■ WHAT IS NEEDED: Copy out every line exactly, passing over the pictures.

BEGIN

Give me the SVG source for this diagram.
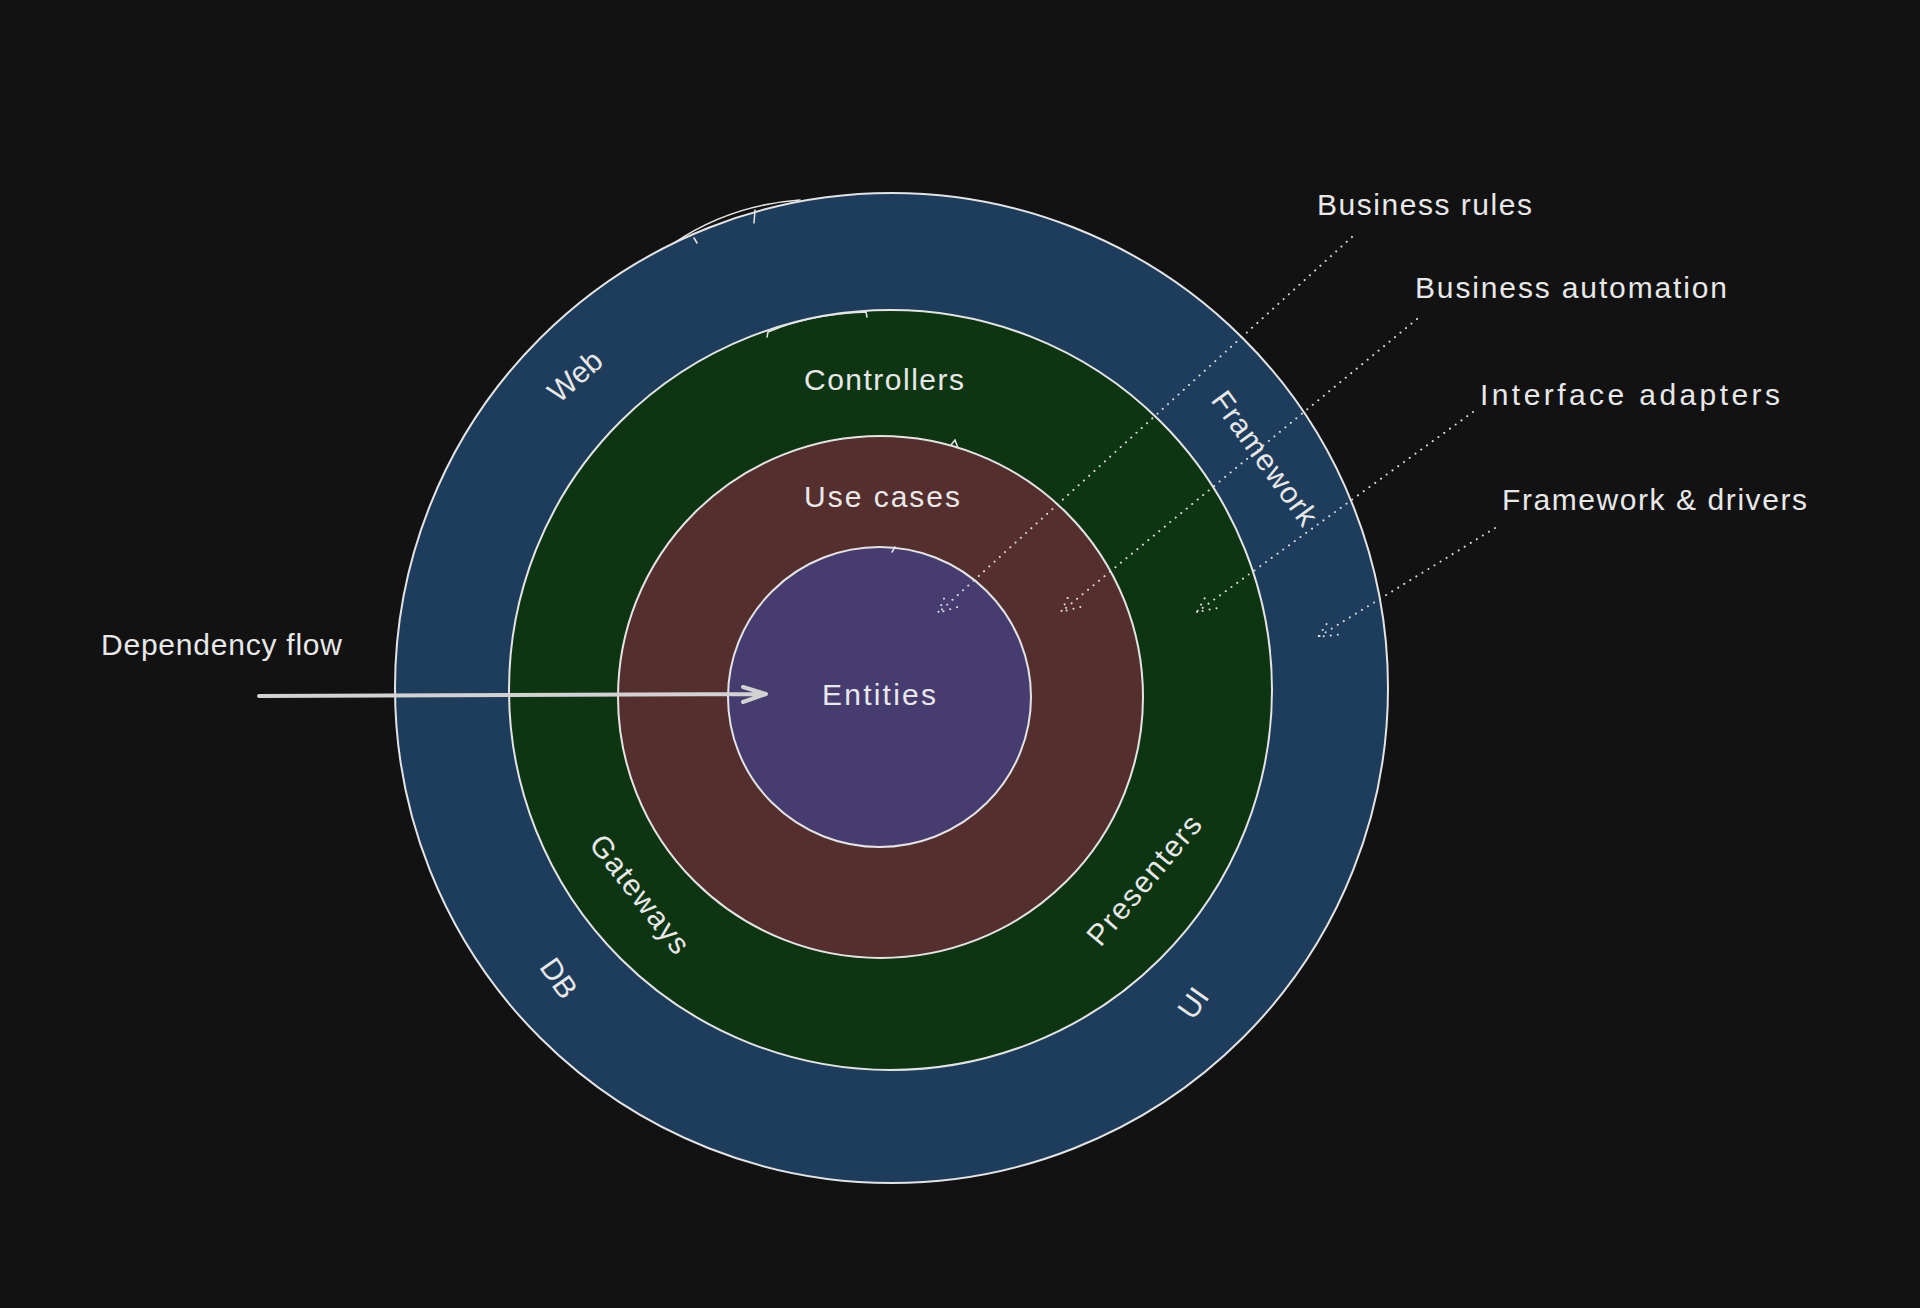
<svg xmlns="http://www.w3.org/2000/svg" width="1920" height="1308" viewBox="0 0 1920 1308">
  <defs>
    <style>
      .ring { stroke: #e4e4e4; stroke-width: 2; }
      .sketch { fill: none; stroke: #e4e4e4; stroke-width: 1.5; stroke-linecap: round; }
      .lbl { font-family: "Liberation Sans", "DejaVu Sans", sans-serif; font-size: 30px; fill: #e8e8e8; }
      .mid { text-anchor: middle; }
      .dot { fill: none; stroke: #dcdcdc; stroke-width: 2; stroke-dasharray: 0.1 7; stroke-linecap: round; stroke-linejoin: round; }
      .flow { fill: none; stroke: #d2d2d2; stroke-width: 4; stroke-linecap: round; stroke-linejoin: round; }
    </style>
  </defs>
  <rect x="0" y="0" width="1920" height="1308" fill="#121212"/>

  <g id="framework-drivers">
    <ellipse class="ring" cx="891.5" cy="688" rx="496.5" ry="495" fill="#1e3d5c"/>
    <path class="sketch" d="M674 243 Q 730 205 800 200 M694 238 L697 243 M755 210 L754 223"/>
    <text class="lbl mid" transform="translate(575 376) rotate(-41)" dominant-baseline="central">Web</text>
    <text class="lbl mid" transform="translate(1265 458) rotate(54)" dominant-baseline="central" textLength="158">Framework</text>
    <text class="lbl mid" transform="translate(559 978) rotate(55)" dominant-baseline="central">DB</text>
    <text class="lbl mid" transform="translate(1193 1003) rotate(-55)" dominant-baseline="central">UI</text>
  </g>

  <g id="interface-adapters">
    <ellipse class="ring" cx="890.5" cy="690" rx="381.5" ry="380" fill="#0e3512"/>
    <path class="sketch" d="M768 332 Q 810 314 866 312 M768 332 L767 337 M866 312 L867 317"/>
    <text class="lbl mid" x="884" y="390" textLength="160">Controllers</text>
    <text class="lbl mid" transform="translate(640 894) rotate(52)" dominant-baseline="central" textLength="142">Gateways</text>
    <text class="lbl mid" transform="translate(1144 880) rotate(-50)" dominant-baseline="central" textLength="160">Presenters</text>
  </g>

  <g id="business-automation">
    <ellipse class="ring" cx="880.5" cy="697" rx="262.5" ry="261" fill="#552e2e"/>
    <path class="sketch" d="M951 445 L955 440 L958 448"/>
    <text class="lbl mid" x="882" y="507" textLength="156">Use cases</text>
  </g>

  <g id="business-rules">
    <ellipse class="ring" cx="879.5" cy="697" rx="151.5" ry="150" fill="#463c70"/>
    <path class="sketch" d="M892 552 L895 547"/>
    <text class="lbl mid" x="879" y="705" textLength="114">Entities</text>
  </g>

  <g id="captions">
    <text class="lbl" x="1317" y="215" textLength="215">Business rules</text>
    <text class="lbl" x="1415" y="298" textLength="312">Business automation</text>
    <text class="lbl" x="1480" y="405" textLength="300">Interface adapters</text>
    <text class="lbl" x="1502" y="510" textLength="305">Framework &amp; drivers</text>
    <text class="lbl" x="101" y="655" textLength="241">Dependency flow</text>
  </g>

  <g id="connectors">
    <path class="flow" d="M259 696 L766 694 M743 687 L766 694 L743 702"/>
    <path class="dot" d="M1352 237 L938 613 M957.1 607.1 L938 613 L945.7 594.5"/>
    <path class="dot" d="M1417 319 L1061 612 M1080.4 607 L1061 612 L1069.6 593.9"/>
    <path class="dot" d="M1473 412 L1197 612 M1216.6 608.2 L1197 612 L1206.7 594.5"/>
    <path class="dot" d="M1495 528 L1318 637 M1337.9 634.7 L1318 637 L1329 620.3"/>
  </g>
</svg>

END

■ ANSWER TO THE TASK:
Give me the SVG source for this diagram.
<svg xmlns="http://www.w3.org/2000/svg" width="1920" height="1308" viewBox="0 0 1920 1308">
  <defs>
    <style>
      .ring { stroke: #e4e4e4; stroke-width: 2; }
      .sketch { fill: none; stroke: #e4e4e4; stroke-width: 1.5; stroke-linecap: round; }
      .lbl { font-family: "Liberation Sans", "DejaVu Sans", sans-serif; font-size: 30px; fill: #e8e8e8; }
      .mid { text-anchor: middle; }
      .dot { fill: none; stroke: #dcdcdc; stroke-width: 2; stroke-dasharray: 0.1 7; stroke-linecap: round; stroke-linejoin: round; }
      .flow { fill: none; stroke: #d2d2d2; stroke-width: 4; stroke-linecap: round; stroke-linejoin: round; }
    </style>
  </defs>
  <rect x="0" y="0" width="1920" height="1308" fill="#121212"/>

  <g id="framework-drivers">
    <ellipse class="ring" cx="891.5" cy="688" rx="496.5" ry="495" fill="#1e3d5c"/>
    <path class="sketch" d="M674 243 Q 730 205 800 200 M694 238 L697 243 M755 210 L754 223"/>
    <text class="lbl mid" transform="translate(575 376) rotate(-41)" dominant-baseline="central">Web</text>
    <text class="lbl mid" transform="translate(1265 458) rotate(54)" dominant-baseline="central" textLength="158">Framework</text>
    <text class="lbl mid" transform="translate(559 978) rotate(55)" dominant-baseline="central">DB</text>
    <text class="lbl mid" transform="translate(1193 1003) rotate(-55)" dominant-baseline="central">UI</text>
  </g>

  <g id="interface-adapters">
    <ellipse class="ring" cx="890.5" cy="690" rx="381.5" ry="380" fill="#0e3512"/>
    <path class="sketch" d="M768 332 Q 810 314 866 312 M768 332 L767 337 M866 312 L867 317"/>
    <text class="lbl mid" x="884" y="390" textLength="160">Controllers</text>
    <text class="lbl mid" transform="translate(640 894) rotate(52)" dominant-baseline="central" textLength="142">Gateways</text>
    <text class="lbl mid" transform="translate(1144 880) rotate(-50)" dominant-baseline="central" textLength="160">Presenters</text>
  </g>

  <g id="business-automation">
    <ellipse class="ring" cx="880.5" cy="697" rx="262.5" ry="261" fill="#552e2e"/>
    <path class="sketch" d="M951 445 L955 440 L958 448"/>
    <text class="lbl mid" x="882" y="507" textLength="156">Use cases</text>
  </g>

  <g id="business-rules">
    <ellipse class="ring" cx="879.5" cy="697" rx="151.5" ry="150" fill="#463c70"/>
    <path class="sketch" d="M892 552 L895 547"/>
    <text class="lbl mid" x="879" y="705" textLength="114">Entities</text>
  </g>

  <g id="captions">
    <text class="lbl" x="1317" y="215" textLength="215">Business rules</text>
    <text class="lbl" x="1415" y="298" textLength="312">Business automation</text>
    <text class="lbl" x="1480" y="405" textLength="300">Interface adapters</text>
    <text class="lbl" x="1502" y="510" textLength="305">Framework &amp; drivers</text>
    <text class="lbl" x="101" y="655" textLength="241">Dependency flow</text>
  </g>

  <g id="connectors">
    <path class="flow" d="M259 696 L766 694 M743 687 L766 694 L743 702"/>
    <path class="dot" d="M1352 237 L938 613 M957.1 607.1 L938 613 L945.7 594.5"/>
    <path class="dot" d="M1417 319 L1061 612 M1080.4 607 L1061 612 L1069.6 593.9"/>
    <path class="dot" d="M1473 412 L1197 612 M1216.6 608.2 L1197 612 L1206.7 594.5"/>
    <path class="dot" d="M1495 528 L1318 637 M1337.9 634.7 L1318 637 L1329 620.3"/>
  </g>
</svg>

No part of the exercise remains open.